First he cites the erosion of the corporate media’s “business model,” which has forced it to cut staff and “scale back their ambitions,” something in which the Times itself has ruthlessly engaged, including the elimination of over 100 copy editors’ positions last summer.

He continues: “Misinformation is rising and trust in the media is declining as technology platforms elevate clickbait, rumor and propaganda over real journalism, and politicians jockey for advantage by inflaming suspicion of the press. Growing polarization is jeopardizing even the foundational assumption of common truths, the stuff that binds a society together.”

If “trust in the media is declining,” it is for very good reason, as exemplified by the lies and propaganda of the Times. The “real journalism” as practiced by the likes of Judith Miller, Thomas Friedman, et al. has provided a powerful impetus for people to look elsewhere.

The “growing polarization” that Sulzberger the younger laments is not an ideological construct, but the objective social reality of a society in which three American billionaires control more wealth than 50 percent of the country’s population. Under these conditions, the old “common truths” that have been the stock-in-trade of the Times cannot hold, and Internet “technology platforms” have allowed people to seek alternatives to the “official story” of state propaganda peddled by the Times and other corporate media.

In inheriting his father’s job, Sulzberger has gained a position that in 2016 provided over $5.1 million in annual compensation. He is determined to defend that wealth, even as he is driven by major stockholders, including Mexican billionaire Carlos Slim, who owns the largest number of common shares, to maximize corporate profits.
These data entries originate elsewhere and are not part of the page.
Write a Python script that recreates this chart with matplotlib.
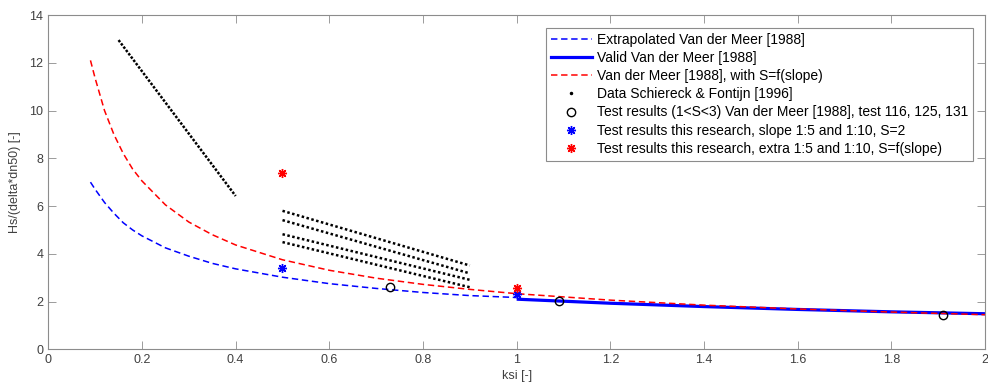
import numpy as np
import matplotlib
matplotlib.use('Agg')
import matplotlib.pyplot as plt
from matplotlib.lines import Line2D

plt.rcParams['font.family'] = ['Liberation Sans', 'DejaVu Sans']

# Extrapolated Van der Meer [1988] (blue dashed)
ksi_extra = [0.09, 0.10, 0.12, 0.14, 0.16, 0.18, 0.20, 0.25, 0.30, 0.35, 0.40,
             0.50, 0.60, 0.70, 0.80, 0.90, 1.00]
hs_extra = [7.0, 6.7, 6.15, 5.7, 5.3, 5.0, 4.75, 4.25, 3.9, 3.6, 3.37,
            3.02, 2.75, 2.55, 2.38, 2.25, 2.17]

# Valid Van der Meer [1988] (blue solid)
ksi_valid = [1.0, 1.2, 1.4, 1.6, 1.8, 2.0]
hs_valid = [2.1, 1.93, 1.79, 1.67, 1.57, 1.49]

# Van der Meer [1988] with S=f(slope) (red dashed)
ksi_slope = [0.09, 0.10, 0.12, 0.14, 0.16, 0.18, 0.20, 0.25, 0.30, 0.35, 0.40,
             0.50, 0.60, 0.70, 0.80, 0.90, 1.00, 1.2, 1.4, 1.6, 1.8, 2.0]
hs_slope = [12.1, 11.35, 10.0, 9.0, 8.2, 7.55, 7.05, 6.05, 5.33, 4.8, 4.37,
            3.75, 3.31, 2.98, 2.72, 2.51, 2.33, 2.06, 1.85, 1.69, 1.56, 1.45]

# Data Schiereck & Fontijn [1996]: start and end of each dotted series
sf_ksi = [(0.15, 0.40), (0.50, 0.90), (0.50, 0.90), (0.50, 0.90), (0.50, 0.90)]
sf_hs = [(12.95, 6.42), (5.80, 3.51), (5.41, 3.18), (4.82, 2.91), (4.49, 2.60)]
sf_gap = [0.65, 1.0, 1.0, 1.0, 1.0]

# Test results Van der Meer [1988], tests 116, 125, 131
ksi_vdm = [0.73, 1.09, 1.91]
hs_vdm = [2.60, 2.03, 1.44]

# Test results this research
ksi_blue = [0.5, 1.0]
hs_blue = [3.42, 2.32]
ksi_red = [0.5, 1.0]
hs_red = [7.37, 2.55]

xticks = [0, 0.2, 0.4, 0.6, 0.8, 1, 1.2, 1.4, 1.6, 1.8, 2]
xticklabels = ['0', '0.2', '0.4', '0.6', '0.8', '1', '1.2', '1.4', '1.6', '1.8', '2']
yticks = [0, 2, 4, 6, 8, 10, 12, 14]

fig = plt.figure(figsize=(9.88, 3.89), dpi=100)
ax = fig.add_axes([0.0489, 0.102, 0.9481, 0.8594])

dash = (0, (4.2, 2.4))
ax.plot(ksi_extra, hs_extra, color='#0000ff', lw=1.1, linestyle=dash)
ax.plot(ksi_valid, hs_valid, color='#0000ff', lw=2.3, solid_capstyle='butt')
ax.plot(ksi_slope, hs_slope, color='#ff0000', lw=1.1, linestyle=dash)

# dotted series, the dots come from the line style
for xs, ys, gap in zip(sf_ksi, sf_hs, sf_gap):
    ax.plot(xs, ys, color='black', lw=1.8, linestyle=(0, (1, gap)),
            dash_capstyle='butt')

ax.plot(ksi_vdm, hs_vdm, 'o', mfc='none', mec='black', ms=6, mew=1.0)
ax.plot(ksi_blue, hs_blue, linestyle='none', marker=(8, 2, 0), color='#0000ff', ms=6.5, mew=1.0)
ax.plot(ksi_red, hs_red, linestyle='none', marker=(8, 2, 0), color='#ff0000', ms=6.5, mew=1.0)

ax.set_xlim(0, 2)
ax.set_ylim(0, 14)
ax.set_xticks(xticks)
ax.set_xticklabels(xticklabels)
ax.set_yticks(yticks)
ax.tick_params(direction='in', length=5.5, width=0.6, colors='#8c8c8c',
               labelcolor='#404040', labelsize=9, top=True, right=True)
for s in ax.spines.values():
    s.set_color('#8c8c8c')
    s.set_linewidth(0.8)

ax.set_xlabel('ksi [-]', fontsize=9, color='#404040', labelpad=3)
ax.set_ylabel('Hs/(delta*dn50) [-]', fontsize=9, color='#404040', labelpad=6)

handles = [
    Line2D([], [], color='#0000ff', lw=1.1, linestyle=dash),
    Line2D([], [], color='#0000ff', lw=2.3),
    Line2D([], [], color='#ff0000', lw=1.1, linestyle=dash),
    Line2D([], [], color='black', linestyle='none', marker='.', ms=3),
    Line2D([], [], color='black', linestyle='none', marker='o', mfc='none', ms=6, mew=1.0),
    Line2D([], [], color='#0000ff', linestyle='none', marker=(8, 2, 0), ms=6.5, mew=1.0),
    Line2D([], [], color='#ff0000', linestyle='none', marker=(8, 2, 0), ms=6.5, mew=1.0),
]
labels = [
    'Extrapolated Van der Meer [1988]',
    'Valid Van der Meer [1988]',
    'Van der Meer [1988], with S=f(slope)',
    'Data Schiereck & Fontijn [1996]',
    'Test results (1<S<3) Van der Meer [1988], test 116, 125, 131',
    'Test results this research, slope 1:5 and 1:10, S=2',
    'Test results this research, extra 1:5 and 1:10, S=f(slope)',
]
leg = ax.legend(handles, labels, loc='upper right', bbox_to_anchor=(0.987, 0.962),
                fontsize=10, frameon=True, fancybox=False, framealpha=1,
                edgecolor='#8c8c8c', handlelength=2.9, handletextpad=0.36,
                labelspacing=0.30, borderpad=0.36, borderaxespad=0)
leg.get_frame().set_linewidth(0.8)

fig.savefig('out.png', dpi=100)
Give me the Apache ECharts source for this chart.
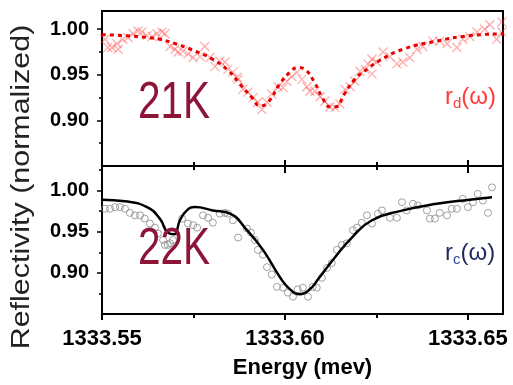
<!DOCTYPE html>
<html>
<head>
<meta charset="utf-8">
<script src="https://cdn.jsdelivr.net/npm/echarts@6/dist/echarts.min.js"></script>
<style>
  html, body { margin: 0; padding: 0; background: #fff; }
  #chart { width: 513px; height: 385px; }
</style>
</head>
<body>
<div id="chart"></div>
<script>
// axis ticks
const energyTicks = [1333.55, 1333.60, 1333.65]
const energyMinor = [1333.575, 1333.625]
const reflTicks = [0.90, 0.95, 1.00]
const reflMinorTop = [0.875, 0.925, 0.975]
const reflMinorBottom = [0.875, 0.925, 0.975, 1.025]

// 21K : r_d(w) measured (crosses)
const energy21 = [1333.5508, 1333.5516, 1333.5527, 1333.5541, 1333.5544, 1333.5557, 1333.5571, 1333.5585, 1333.5598, 1333.5609,
  1333.5623, 1333.5637, 1333.5650, 1333.5664, 1333.5672, 1333.5686, 1333.5699, 1333.5708, 1333.5721, 1333.5735,
  1333.5749, 1333.5768, 1333.5781, 1333.5795, 1333.5809, 1333.5822, 1333.5836, 1333.5844, 1333.5858, 1333.5869,
  1333.5872, 1333.5885, 1333.5899, 1333.5913, 1333.5926, 1333.5937, 1333.5951, 1333.5964, 1333.5981, 1333.5995,
  1333.6005, 1333.6019, 1333.6033, 1333.6046, 1333.6060, 1333.6068, 1333.6082, 1333.6096, 1333.6109, 1333.6123,
  1333.6137, 1333.6150, 1333.6164, 1333.6178, 1333.6191, 1333.6205, 1333.6219, 1333.6227, 1333.6238, 1333.6238,
  1333.6251, 1333.6268, 1333.6287, 1333.6306, 1333.6322, 1333.6341, 1333.6361, 1333.6377, 1333.6404, 1333.6423,
  1333.6443, 1333.6470, 1333.6486, 1333.6505, 1333.6525, 1333.6546, 1333.6560, 1333.6579, 1333.6593, 1333.6593]
const refl21 = [0.989, 0.980, 0.980, 0.984, 0.978, 0.989, 0.991, 0.995, 0.998, 0.997,
  0.993, 0.992, 0.995, 0.997, 0.995, 0.981, 0.978, 0.975, 0.976, 0.973,
  0.969, 0.970, 0.981, 0.969, 0.959, 0.965, 0.964, 0.956, 0.953, 0.947,
  0.945, 0.934, 0.931, 0.925, 0.920, 0.912, 0.920, 0.929, 0.937, 0.936,
  0.943, 0.948, 0.953, 0.945, 0.937, 0.932, 0.932, 0.926, 0.921, 0.915,
  0.914, 0.918, 0.934, 0.937, 0.943, 0.954, 0.956, 0.962, 0.967, 0.951,
  0.964, 0.975, 0.970, 0.962, 0.964, 0.969, 0.978, 0.981, 0.987, 0.987,
  0.984, 0.980, 0.989, 0.992, 0.997, 1.000, 1.005, 0.989, 0.997, 1.008]

// 21K fit (dashed)
const fitEnergy21 = [1333.5500, 1333.5563, 1333.5623, 1333.5658, 1333.5694, 1333.5749, 1333.5803, 1333.5844, 1333.5877, 1333.5910,
  1333.5932, 1333.5954, 1333.5986, 1333.6014, 1333.6035, 1333.6057, 1333.6079, 1333.6101, 1333.6123, 1333.6139,
  1333.6161, 1333.6191, 1333.6227, 1333.6260, 1333.6322, 1333.6415, 1333.6505, 1333.6596]
const fit21 = [0.994, 0.993, 0.991, 0.989, 0.985, 0.977, 0.967, 0.955, 0.940, 0.925,
  0.916, 0.920, 0.940, 0.953, 0.958, 0.955, 0.943, 0.926, 0.915, 0.915,
  0.928, 0.945, 0.957, 0.966, 0.978, 0.987, 0.993, 0.995]

// 22K : r_c(w) measured (circles)
const energy22 = [1333.5508, 1333.5522, 1333.5536, 1333.5549, 1333.5563, 1333.5576, 1333.5590, 1333.5604, 1333.5617, 1333.5631,
  1333.5645, 1333.5653, 1333.5667, 1333.5672, 1333.5680, 1333.5686, 1333.5694, 1333.5719, 1333.5735, 1333.5749,
  1333.5760, 1333.5776, 1333.5790, 1333.5803, 1333.5822, 1333.5836, 1333.5844, 1333.5858, 1333.5872, 1333.5896,
  1333.5907, 1333.5918, 1333.5926, 1333.5940, 1333.5951, 1333.5964, 1333.5978, 1333.5995, 1333.6008, 1333.6022,
  1333.6035, 1333.6049, 1333.6063, 1333.6076, 1333.6087, 1333.6101, 1333.6115, 1333.6128, 1333.6142, 1333.6156,
  1333.6169, 1333.6186, 1333.6197, 1333.6210, 1333.6224, 1333.6238, 1333.6254, 1333.6265, 1333.6287, 1333.6306,
  1333.6320, 1333.6333, 1333.6350, 1333.6363, 1333.6388, 1333.6396, 1333.6410, 1333.6423, 1333.6443, 1333.6456,
  1333.6470, 1333.6486, 1333.6500, 1333.6514, 1333.6527, 1333.6541, 1333.6555, 1333.6566]
const refl22 = [0.978, 0.978, 0.980, 0.980, 0.978, 0.973, 0.970, 0.970, 0.966, 0.960,
  0.955, 0.948, 0.940, 0.934, 0.934, 0.936, 0.940, 0.966, 0.960, 0.958,
  0.955, 0.970, 0.967, 0.961, 0.972, 0.973, 0.972, 0.964, 0.943, 0.954,
  0.949, 0.940, 0.928, 0.922, 0.907, 0.898, 0.883, 0.882, 0.876, 0.871,
  0.880, 0.882, 0.871, 0.883, 0.882, 0.894, 0.906, 0.912, 0.928, 0.934,
  0.936, 0.952, 0.955, 0.961, 0.970, 0.960, 0.972, 0.976, 0.967, 0.967,
  0.986, 0.976, 0.984, 0.982, 0.976, 0.966, 0.966, 0.973, 0.970, 0.978,
  0.978, 0.990, 0.980, 0.986, 0.996, 0.988, 0.973, 1.004]

// 22K fit (solid)
const fitEnergy22 = [1333.5500, 1333.5563, 1333.5623, 1333.5658, 1333.5680, 1333.5697, 1333.5713, 1333.5732, 1333.5754, 1333.5803,
  1333.5850, 1333.5896, 1333.5940, 1333.5986, 1333.6014, 1333.6041, 1333.6068, 1333.6090, 1333.6137, 1333.6183,
  1333.6238, 1333.6322, 1333.6415, 1333.6505, 1333.6566]
const fit22 = [0.989, 0.987, 0.980, 0.966, 0.949, 0.947, 0.964, 0.976, 0.980, 0.976,
  0.972, 0.952, 0.928, 0.895, 0.880, 0.874, 0.880, 0.892, 0.919, 0.943,
  0.964, 0.976, 0.984, 0.989, 0.992]

const zip = (xs, ys) => xs.map((x, i) => [x, ys[i]])

const eMin = 1333.55
const eMax = 1333.6596
const FONT = 'Liberation Sans, Arial, sans-serif'

// one axis per tick size (major / minor), only the main one draws the line
function xAxisOf(grid, position, values, len, inside, main, labels) {
  return {
    type: 'value',
    gridIndex: grid,
    position: position,
    min: eMin,
    max: eMax,
    axisLine: { show: main, onZero: false, lineStyle: { color: '#000', width: 2 } },
    axisTick: { show: true, inside: inside, length: len, customValues: values, lineStyle: { color: '#000', width: 2 } },
    axisLabel: {
      show: !!labels,
      customValues: values,
      margin: 14,
      color: '#000',
      fontFamily: FONT,
      fontWeight: 'bold',
      fontSize: 22,
      formatter: (v) => v.toFixed(2),
    },
    splitLine: { show: false },
  }
}

function yAxisOf(grid, max, values, len, main) {
  return {
    type: 'value',
    gridIndex: grid,
    position: 'left',
    min: 0.85,
    max: max,
    axisLine: { show: main, onZero: false, lineStyle: { color: '#000', width: 2 } },
    axisTick: { show: true, inside: false, length: len, customValues: values, lineStyle: { color: '#000', width: 1.5 } },
    axisLabel: {
      show: main,
      customValues: values,
      margin: 13,
      color: '#000',
      fontFamily: FONT,
      fontWeight: 'bold',
      fontSize: 20,
      formatter: (v) => v.toFixed(2),
    },
    splitLine: { show: false },
  }
}

const xAxes = [
  xAxisOf(0, 'bottom', energyTicks, 6, true, true, false),
  xAxisOf(0, 'bottom', energyMinor, 4, true, false, false),
  xAxisOf(1, 'bottom', energyTicks, 6, false, true, true),
  xAxisOf(1, 'bottom', energyMinor, 4, false, false, false),
  xAxisOf(1, 'top', energyTicks, 7, true, true, false),
  xAxisOf(1, 'top', energyMinor, 4, true, false, false),
]
xAxes[2].name = 'Energy (mev)'
xAxes[2].nameLocation = 'middle'
xAxes[2].nameGap = 43
xAxes[2].nameTextStyle = { color: '#000', fontFamily: FONT, fontWeight: 'bold', fontSize: 22 }

const yAxes = [
  yAxisOf(0, 1.02, reflTicks, 5, true),
  yAxisOf(0, 1.02, reflMinorTop, 3, false),
  yAxisOf(1, 1.03, reflTicks, 5, true),
  yAxisOf(1, 1.03, reflMinorBottom, 3, false),
]

const chart = echarts.init(document.getElementById('chart'))
chart.setOption({
  animation: false,
  backgroundColor: '#fff',
  grid: [
    { left: 102, top: 11, width: 401, height: 155, show: true, borderColor: '#000', borderWidth: 2 },
    { left: 102, top: 166, width: 401, height: 148, show: true, borderColor: '#000', borderWidth: 2 },
  ],
  xAxis: xAxes,
  yAxis: yAxes,
  series: [
    {
      type: 'scatter',
      xAxisIndex: 0,
      yAxisIndex: 0,
      data: zip(energy21, refl21),
      symbol: 'path://M0,0L10,10M10,0L0,10',
      symbolSize: 9,
      itemStyle: { color: 'transparent', borderColor: 'rgba(255,70,70,0.55)', borderWidth: 1.3 },
    },
    {
      type: 'line',
      xAxisIndex: 0,
      yAxisIndex: 0,
      data: zip(fitEnergy21, fit21),
      smooth: true,
      showSymbol: false,
      lineStyle: { color: '#e60000', width: 3, type: [4, 4] },
    },
    {
      type: 'scatter',
      xAxisIndex: 2,
      yAxisIndex: 2,
      data: zip(energy22, refl22),
      symbol: 'circle',
      symbolSize: 7,
      itemStyle: { color: 'rgba(255,255,255,0)', borderColor: '#8a8a8a', borderWidth: 1 },
    },
    {
      type: 'line',
      xAxisIndex: 2,
      yAxisIndex: 2,
      data: zip(fitEnergy22, fit22),
      smooth: true,
      showSymbol: false,
      lineStyle: { color: '#000', width: 2.5 },
    },
  ],
  graphic: [
    {
      type: 'text', x: 22, y: 187, rotation: Math.PI / 2, scaleX: 1.17, z: 10,
      style: { text: 'Reflectivity (normalized)', font: '26px ' + FONT, fill: '#222', align: 'center', verticalAlign: 'middle' },
    },
    {
      type: 'text', x: 138, y: 104, scaleX: 0.78, z: 10,
      style: { text: '21K', font: '52px ' + FONT, fill: '#8c1538', align: 'left', verticalAlign: 'middle' },
    },
    {
      type: 'text', x: 138, y: 250, scaleX: 0.78, z: 10,
      style: { text: '22K', font: '52px ' + FONT, fill: '#8c1538', align: 'left', verticalAlign: 'middle' },
    },
    {
      type: 'text', x: 445, y: 97, z: 10,
      style: {
        text: '{a|r}{s|d}{a|(ω)}',
        align: 'left', verticalAlign: 'middle',
        rich: {
          a: { fontFamily: FONT, fontSize: 24, fill: '#ff3b3b', color: '#ff3b3b' },
          s: { fontFamily: FONT, fontSize: 15, fill: '#ff3b3b', color: '#ff3b3b', padding: [14, 0, 0, 0] },
        },
      },
    },
    {
      type: 'text', x: 445, y: 253, z: 10,
      style: {
        text: '{a|r}{s|c}{a|(ω)}',
        align: 'left', verticalAlign: 'middle',
        rich: {
          a: { fontFamily: FONT, fontSize: 24, fill: '#1d2b5e', color: '#1d2b5e' },
          s: { fontFamily: FONT, fontSize: 15, fill: '#2a4a9a', color: '#2a4a9a', padding: [14, 0, 0, 0] },
        },
      },
    },
  ],
})
</script>
</body>
</html>
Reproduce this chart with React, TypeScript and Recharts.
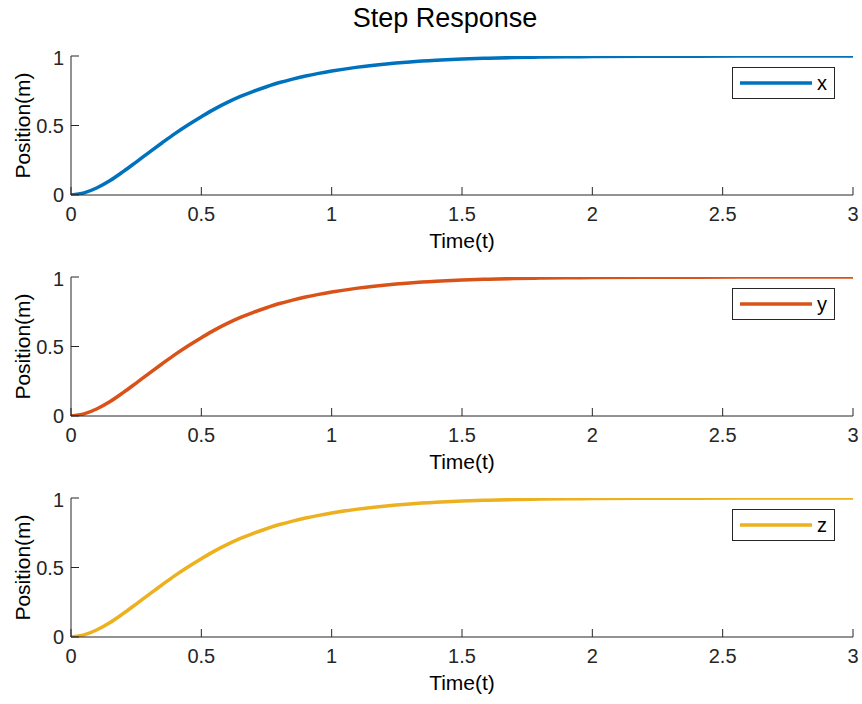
import React from 'react';
import { LineChart, Line, XAxis, YAxis, Legend } from 'recharts';

const timeValues = [0, 0.05, 0.1, 0.15, 0.2, 0.25, 0.3, 0.35, 0.4, 0.45, 0.5, 0.55, 0.6, 0.65, 0.7, 0.75, 0.8, 0.85, 0.9, 0.95, 1.0, 1.1, 1.2, 1.3, 1.4, 1.5, 1.6, 1.7, 1.8, 1.9, 2.0, 2.2, 2.4, 2.7, 3.0];
const xValues = [0, 0.015, 0.052, 0.104, 0.168, 0.237, 0.307, 0.376, 0.443, 0.505, 0.563, 0.618, 0.666, 0.709, 0.746, 0.779, 0.809, 0.834, 0.856, 0.875, 0.892, 0.92, 0.941, 0.957, 0.969, 0.978, 0.984, 0.989, 0.992, 0.9945, 0.996, 0.998, 0.999, 1.0, 1.0];
const yValues = [0, 0.015, 0.052, 0.104, 0.168, 0.237, 0.307, 0.376, 0.443, 0.505, 0.563, 0.618, 0.666, 0.709, 0.746, 0.779, 0.809, 0.834, 0.856, 0.875, 0.892, 0.92, 0.941, 0.957, 0.969, 0.978, 0.984, 0.989, 0.992, 0.9945, 0.996, 0.998, 0.999, 1.0, 1.0];
const zValues = [0, 0.015, 0.052, 0.104, 0.168, 0.237, 0.307, 0.376, 0.443, 0.505, 0.563, 0.618, 0.666, 0.709, 0.746, 0.779, 0.809, 0.834, 0.856, 0.875, 0.892, 0.92, 0.941, 0.957, 0.969, 0.978, 0.984, 0.989, 0.992, 0.9945, 0.996, 0.998, 0.999, 1.0, 1.0];
const xTicks = [0, 0.5, 1, 1.5, 2, 2.5, 3];
const yTicks = [0, 0.5, 1];

const titleText = 'Step Response';
const xLabel = 'Time(t)';
const yLabel = 'Position(m)';

const FONT = '"Liberation Sans", Arial, Helvetica, sans-serif';
const AXIS = '#262626';

const series = [
  { name: 'x', values: xValues, color: '#0072BD' },
  { name: 'y', values: yValues, color: '#D95319' },
  { name: 'z', values: zValues, color: '#EDB120' },
];

const makeData = (values: number[]) => timeValues.map((t, i) => ({ t, v: values[i] }));

const YLabelContent = (props: any) => {
  const vb = props.viewBox || {};
  const cx = (vb.x || 0) + 22;
  const cy = (vb.y || 0) + (vb.height || 0) / 2;
  return (
    <text
      x={cx}
      y={cy}
      transform={`rotate(-90, ${cx}, ${cy})`}
      textAnchor="middle"
      dominantBaseline="central"
      fontSize={21}
      fontFamily={FONT}
      fill="#000"
    >
      {yLabel}
    </text>
  );
};

const LegendBox = ({ name, color }: { name: string; color: string }) => (
  <div
    style={{
      width: 103,
      height: 32,
      boxSizing: 'border-box',
      border: `1px solid ${AXIS}`,
      background: '#fff',
      position: 'relative',
      fontFamily: FONT,
    }}
  >
    <svg width={101} height={30} style={{ position: 'absolute', left: 0, top: 0 }}>
      <line x1={7} x2={79} y1={15} y2={15} stroke={color} strokeWidth={3.5} />
      <text x={84} y={22} fontSize={20} fontFamily={FONT} fill="#000">
        {name}
      </text>
    </svg>
  </div>
);

const SubPlot = ({ name, values, color }: { name: string; values: number[]; color: string }) => {
  const data = makeData(values);
  return (
    <LineChart width={862} height={209} data={data} margin={{ top: 10, right: 9, left: 0, bottom: 0 }}>
      <XAxis
        xAxisId="bottom"
        dataKey="t"
        type="number"
        domain={[0, 3]}
        ticks={xTicks}
        allowDataOverflow
        height={60}
        stroke={AXIS}
        tickSize={-8}
        tickMargin={20}
        tick={{ fontSize: 20, fill: '#262626', fontFamily: FONT }}
        label={{ value: xLabel, position: 'insideBottom', offset: 7, fontSize: 21, fill: '#000', fontFamily: FONT }}
      />
      <XAxis
        xAxisId="top"
        orientation="top"
        dataKey="t"
        type="number"
        domain={[0, 3]}
        ticks={xTicks}
        allowDataOverflow
        height={0}
        stroke={AXIS}
        tickSize={-8}
        tick={{ fontSize: 0, fill: 'none' }}
      />
      <YAxis
        yAxisId="left"
        type="number"
        domain={[0, 1]}
        ticks={yTicks}
        allowDataOverflow
        width={71}
        stroke={AXIS}
        tickSize={-8}
        tickMargin={15}
        tick={{ fontSize: 20, fill: '#262626', fontFamily: FONT }}
        label={<YLabelContent />}
      />
      <YAxis
        yAxisId="right"
        orientation="right"
        type="number"
        domain={[0, 1]}
        ticks={yTicks}
        allowDataOverflow
        width={0}
        stroke={AXIS}
        tickSize={-8}
        tick={{ fontSize: 0, fill: 'none' }}
      />
      <Legend
        layout="vertical"
        align="center"
        verticalAlign="middle"
        wrapperStyle={{ position: 'absolute', top: 21, left: 732, width: 103, height: 32 }}
        content={() => <LegendBox name={name} color={color} />}
      />
      <Line
        xAxisId="bottom"
        yAxisId="left"
        type="monotone"
        dataKey="v"
        name={name}
        stroke={color}
        strokeWidth={3.5}
        dot={false}
        isAnimationActive={false}
      />
    </LineChart>
  );
};

export default function App() {
  return (
    <div style={{ position: 'absolute', left: 0, top: 0, width: 862, height: 704, background: '#fff', fontFamily: FONT }}>
      <svg width={862} height={40} style={{ position: 'absolute', left: 0, top: 0 }}>
        <text x={445} y={27} textAnchor="middle" fontSize={27} fontFamily={FONT} fill="#000">
          {titleText}
        </text>
      </svg>
      {series.map((s, i) => (
        <div key={s.name} style={{ position: 'absolute', left: 0, top: 46 + 221 * i }}>
          <SubPlot name={s.name} values={s.values} color={s.color} />
        </div>
      ))}
    </div>
  );
}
A.G. Sulzberger’s nepotistic rise to the position of Times publisher—beating out two of his cousins—was paved in part by his role in the drafting of a 2014 internal document known as the “Innovation Report,” which advocated sweeping changes in the Times “business model” to promote its “digital evolution” to compete online for readers and advertisers. There is no doubt that this “evolution” will involve further attacks on the jobs and conditions of Times employees.

The scramble for profit and the defense of personal wealth aligns Sulzberger and the Times seamlessly with the drive by the capitalist state to impose censorship on the Internet and to blacklist sites opposing war and social inequality, first and foremost the World Socialist Web Site. They see in Internet censorship a means to both regain their ability to manufacture the so-called “common truths” that mask the class divisions in society, and to restore their profitability and market share.